◆ WHAT YOU WILL DO
The records below hold pictures; please leave those out and retype the rest exactly.

##### STORED DATA

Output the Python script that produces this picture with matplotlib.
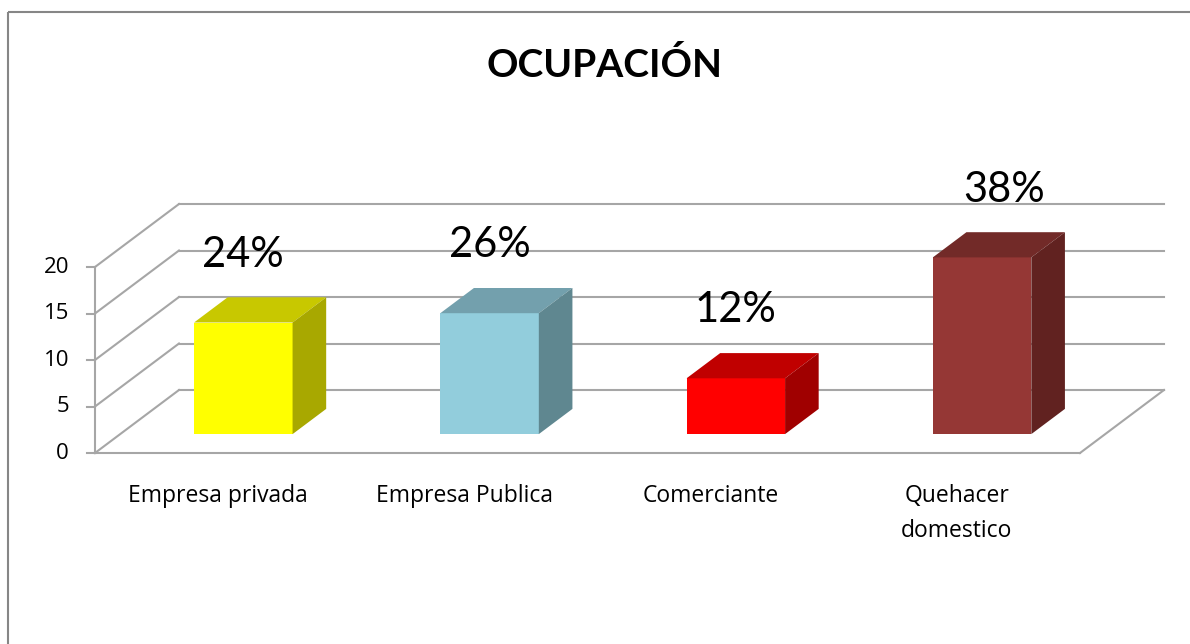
import matplotlib.pyplot as plt
from matplotlib.patches import Polygon, Rectangle

categories = ["Empresa privada", "Empresa Publica", "Comerciante", "Quehacer\ndomestico"]
values = [12, 13, 6, 19]
pct_labels = ["24%", "26%", "12%", "38%"]
yticks = [0, 5, 10, 15, 20]

front_col = ["#FFFF00", "#92CDDC", "#FF0000", "#953735"]
top_col = ["#C8C800", "#73A0AD", "#C00000", "#722A28"]
side_col = ["#A8A800", "#5F8790", "#A00000", "#612220"]

# pixel geometry of the fake 3D box
x0, y0 = 95, 453          # front-left floor corner
x1 = 1080                 # front-right floor corner
unit = 9.3                # px per value unit
ddx, ddy = 84, -63        # depth vector (front -> back wall)
grid_c = "#A6A6A6"


def proj(xf, v, d):
    # xf: position along category axis (0..1), v: value, d: depth (0..1)
    return x0 + xf * (x1 - x0) + d * ddx, y0 - v * unit + d * ddy


fig = plt.figure(figsize=(11.9, 6.44), dpi=100)
ax = fig.add_axes([0, 0, 1, 1])
ax.set_xlim(0, 1190)
ax.set_ylim(644, 0)
ax.axis("off")

# chart border
ax.add_patch(Rectangle((8, 12), 1250, 700, fill=False, ec="#868686", lw=1.5))

ax.text(604, 77, "OCUPACIÓN", ha="center", va="baseline", fontsize=28,
        fontweight="bold", family="Lato")

# walls and gridlines
for t in yticks:
    bx0, by0 = proj(0, t, 1)
    bx1, by1 = proj(1, t, 1)
    ax.plot([bx0, bx1], [by0, by1], color=grid_c, lw=1.5, zorder=1)
    fx, fy = proj(0, t, 0)
    ax.plot([fx - 8, fx], [fy, fy], color=grid_c, lw=1.5, zorder=1)
    ax.plot([fx, bx0], [fy, by0], color=grid_c, lw=1.5, zorder=1)
    ax.text(fx - 26, fy, str(t), ha="right", va="center", fontsize=16,
            family="Open Sans")

ax.plot([x0, x0], [y0, y0 - yticks[-1] * unit], color=grid_c, lw=1.5, zorder=1)
ax.plot([x0, x1], [y0, y0], color=grid_c, lw=1.5, zorder=1)
rx, ry = proj(1, 0, 1)
ax.plot([x1, rx], [y0, ry], color=grid_c, lw=1.5, zorder=1)

n = len(values)
bw = 0.4 / n
for i, v in enumerate(values):
    c = (i + 0.5) / n
    xl, yb = proj(c - bw / 2, 0, 0.3)
    xr, yt = proj(c + bw / 2, v, 0.3)
    sx, sy = 0.4 * ddx, 0.4 * ddy
    ax.add_patch(Polygon([(xl, yb), (xr, yb), (xr, yt), (xl, yt)],
                         closed=True, fc=front_col[i], ec="none", zorder=3))
    ax.add_patch(Polygon([(xl, yt), (xr, yt), (xr + sx, yt + sy), (xl + sx, yt + sy)],
                         closed=True, fc=top_col[i], ec="none", zorder=3))
    ax.add_patch(Polygon([(xr, yb), (xr, yt), (xr + sx, yt + sy), (xr + sx, yb + sy)],
                         closed=True, fc=side_col[i], ec="none", zorder=3))
    lx, ly = proj(c, v + 7.3, 0.3)
    if i == n - 1:
        lx += 22
    ax.text(lx, ly, pct_labels[i], ha="center", va="center", fontsize=30,
            family="Lato", zorder=4)
    cx, cy = proj(c, 0, 0)
    ax.text(cx, cy + 31, categories[i], ha="center", va="top", fontsize=16.5,
            family="Open Sans", linespacing=1.6)

fig.savefig("out.png", dpi=100)
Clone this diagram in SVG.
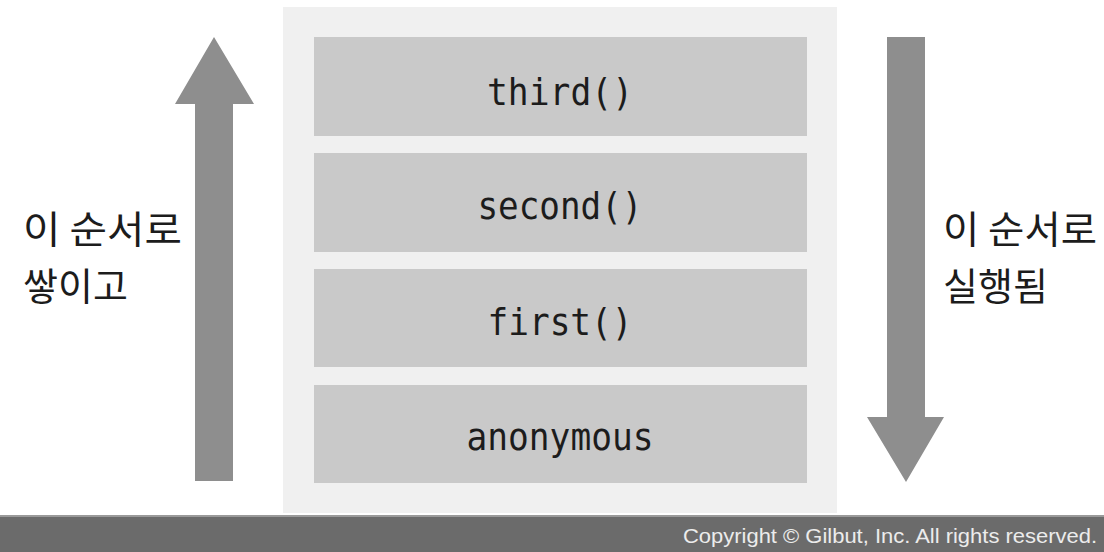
<svg xmlns="http://www.w3.org/2000/svg" width="1104" height="552" viewBox="0 0 1104 552">
<style>
.box{fill:#c9c9c9}
.code{font-family:"DejaVu Sans Mono","Liberation Mono",monospace;font-size:38px;fill:#1c1c1c;text-anchor:middle}
.ko{font-family:"Noto Sans CJK KR","Noto Sans",sans-serif;font-size:38px;fill:#1c1c1c}
.arrow{fill:#8e8e8e}
</style>
<rect width="1104" height="552" fill="#ffffff"/>
<rect id="panel" x="283" y="7" width="554" height="506" fill="#f0f0f0"/>
<g id="node-third"><rect class="box" x="314" y="37" width="493" height="99"/><text class="code" x="560" y="105" textLength="146" lengthAdjust="spacingAndGlyphs">third()</text></g>
<g id="node-second"><rect class="box" x="314" y="153" width="493" height="99"/><text class="code" x="560" y="219" textLength="165" lengthAdjust="spacingAndGlyphs">second()</text></g>
<g id="node-first"><rect class="box" x="314" y="269" width="493" height="98"/><text class="code" x="560" y="335" textLength="145" lengthAdjust="spacingAndGlyphs">first()</text></g>
<g id="node-anonymous"><rect class="box" x="314" y="385" width="493" height="98"/><text class="code" x="560" y="450" textLength="187" lengthAdjust="spacingAndGlyphs">anonymous</text></g>
<g id="connectors">
<polygon class="arrow" points="214,37 254,104 233,104 233,481 195,481 195,104 175,104"/>
<polygon class="arrow" points="887,37 925,37 925,417 944,417 906,482 867,417 887,417"/>
</g>
<g id="label-left"><text class="ko" x="23" y="243" textLength="159" lengthAdjust="spacingAndGlyphs">이 순서로</text><text class="ko" x="23" y="300">쌓이고</text></g>
<g id="label-right"><text class="ko" x="943" y="243" textLength="154" lengthAdjust="spacingAndGlyphs">이 순서로</text><text class="ko" x="943" y="300">실행됨</text></g>
<g id="footer"><rect x="0" y="515" width="1104" height="37" fill="#6b6b6b"/><rect x="0" y="515" width="1104" height="2" fill="#9a9a9a"/><text x="1097" y="543" text-anchor="end" font-family="Liberation Sans, Arial, sans-serif" font-size="21" fill="#ececec" textLength="414" lengthAdjust="spacingAndGlyphs">Copyright © Gilbut, Inc. All rights reserved.</text></g>
</svg>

##########

◆ TASK RESULT
Output the Python script that produces this picture with matplotlib.
import matplotlib.pyplot as plt
from matplotlib.patches import Polygon, Rectangle

categories = ["Empresa privada", "Empresa Publica", "Comerciante", "Quehacer\ndomestico"]
values = [12, 13, 6, 19]
pct_labels = ["24%", "26%", "12%", "38%"]
yticks = [0, 5, 10, 15, 20]

front_col = ["#FFFF00", "#92CDDC", "#FF0000", "#953735"]
top_col = ["#C8C800", "#73A0AD", "#C00000", "#722A28"]
side_col = ["#A8A800", "#5F8790", "#A00000", "#612220"]

# pixel geometry of the fake 3D box
x0, y0 = 95, 453          # front-left floor corner
x1 = 1080                 # front-right floor corner
unit = 9.3                # px per value unit
ddx, ddy = 84, -63        # depth vector (front -> back wall)
grid_c = "#A6A6A6"


def proj(xf, v, d):
    # xf: position along category axis (0..1), v: value, d: depth (0..1)
    return x0 + xf * (x1 - x0) + d * ddx, y0 - v * unit + d * ddy


fig = plt.figure(figsize=(11.9, 6.44), dpi=100)
ax = fig.add_axes([0, 0, 1, 1])
ax.set_xlim(0, 1190)
ax.set_ylim(644, 0)
ax.axis("off")

# chart border
ax.add_patch(Rectangle((8, 12), 1250, 700, fill=False, ec="#868686", lw=1.5))

ax.text(604, 77, "OCUPACIÓN", ha="center", va="baseline", fontsize=28,
        fontweight="bold", family="Lato")

# walls and gridlines
for t in yticks:
    bx0, by0 = proj(0, t, 1)
    bx1, by1 = proj(1, t, 1)
    ax.plot([bx0, bx1], [by0, by1], color=grid_c, lw=1.5, zorder=1)
    fx, fy = proj(0, t, 0)
    ax.plot([fx - 8, fx], [fy, fy], color=grid_c, lw=1.5, zorder=1)
    ax.plot([fx, bx0], [fy, by0], color=grid_c, lw=1.5, zorder=1)
    ax.text(fx - 26, fy, str(t), ha="right", va="center", fontsize=16,
            family="Open Sans")

ax.plot([x0, x0], [y0, y0 - yticks[-1] * unit], color=grid_c, lw=1.5, zorder=1)
ax.plot([x0, x1], [y0, y0], color=grid_c, lw=1.5, zorder=1)
rx, ry = proj(1, 0, 1)
ax.plot([x1, rx], [y0, ry], color=grid_c, lw=1.5, zorder=1)

n = len(values)
bw = 0.4 / n
for i, v in enumerate(values):
    c = (i + 0.5) / n
    xl, yb = proj(c - bw / 2, 0, 0.3)
    xr, yt = proj(c + bw / 2, v, 0.3)
    sx, sy = 0.4 * ddx, 0.4 * ddy
    ax.add_patch(Polygon([(xl, yb), (xr, yb), (xr, yt), (xl, yt)],
                         closed=True, fc=front_col[i], ec="none", zorder=3))
    ax.add_patch(Polygon([(xl, yt), (xr, yt), (xr + sx, yt + sy), (xl + sx, yt + sy)],
                         closed=True, fc=top_col[i], ec="none", zorder=3))
    ax.add_patch(Polygon([(xr, yb), (xr, yt), (xr + sx, yt + sy), (xr + sx, yb + sy)],
                         closed=True, fc=side_col[i], ec="none", zorder=3))
    lx, ly = proj(c, v + 7.3, 0.3)
    if i == n - 1:
        lx += 22
    ax.text(lx, ly, pct_labels[i], ha="center", va="center", fontsize=30,
            family="Lato", zorder=4)
    cx, cy = proj(c, 0, 0)
    ax.text(cx, cy + 31, categories[i], ha="center", va="top", fontsize=16.5,
            family="Open Sans", linespacing=1.6)

fig.savefig("out.png", dpi=100)
Clone this diagram in SVG.
<svg xmlns="http://www.w3.org/2000/svg" width="1104" height="552" viewBox="0 0 1104 552">
<style>
.box{fill:#c9c9c9}
.code{font-family:"DejaVu Sans Mono","Liberation Mono",monospace;font-size:38px;fill:#1c1c1c;text-anchor:middle}
.ko{font-family:"Noto Sans CJK KR","Noto Sans",sans-serif;font-size:38px;fill:#1c1c1c}
.arrow{fill:#8e8e8e}
</style>
<rect width="1104" height="552" fill="#ffffff"/>
<rect id="panel" x="283" y="7" width="554" height="506" fill="#f0f0f0"/>
<g id="node-third"><rect class="box" x="314" y="37" width="493" height="99"/><text class="code" x="560" y="105" textLength="146" lengthAdjust="spacingAndGlyphs">third()</text></g>
<g id="node-second"><rect class="box" x="314" y="153" width="493" height="99"/><text class="code" x="560" y="219" textLength="165" lengthAdjust="spacingAndGlyphs">second()</text></g>
<g id="node-first"><rect class="box" x="314" y="269" width="493" height="98"/><text class="code" x="560" y="335" textLength="145" lengthAdjust="spacingAndGlyphs">first()</text></g>
<g id="node-anonymous"><rect class="box" x="314" y="385" width="493" height="98"/><text class="code" x="560" y="450" textLength="187" lengthAdjust="spacingAndGlyphs">anonymous</text></g>
<g id="connectors">
<polygon class="arrow" points="214,37 254,104 233,104 233,481 195,481 195,104 175,104"/>
<polygon class="arrow" points="887,37 925,37 925,417 944,417 906,482 867,417 887,417"/>
</g>
<g id="label-left"><text class="ko" x="23" y="243" textLength="159" lengthAdjust="spacingAndGlyphs">이 순서로</text><text class="ko" x="23" y="300">쌓이고</text></g>
<g id="label-right"><text class="ko" x="943" y="243" textLength="154" lengthAdjust="spacingAndGlyphs">이 순서로</text><text class="ko" x="943" y="300">실행됨</text></g>
<g id="footer"><rect x="0" y="515" width="1104" height="37" fill="#6b6b6b"/><rect x="0" y="515" width="1104" height="2" fill="#9a9a9a"/><text x="1097" y="543" text-anchor="end" font-family="Liberation Sans, Arial, sans-serif" font-size="21" fill="#ececec" textLength="414" lengthAdjust="spacingAndGlyphs">Copyright © Gilbut, Inc. All rights reserved.</text></g>
</svg>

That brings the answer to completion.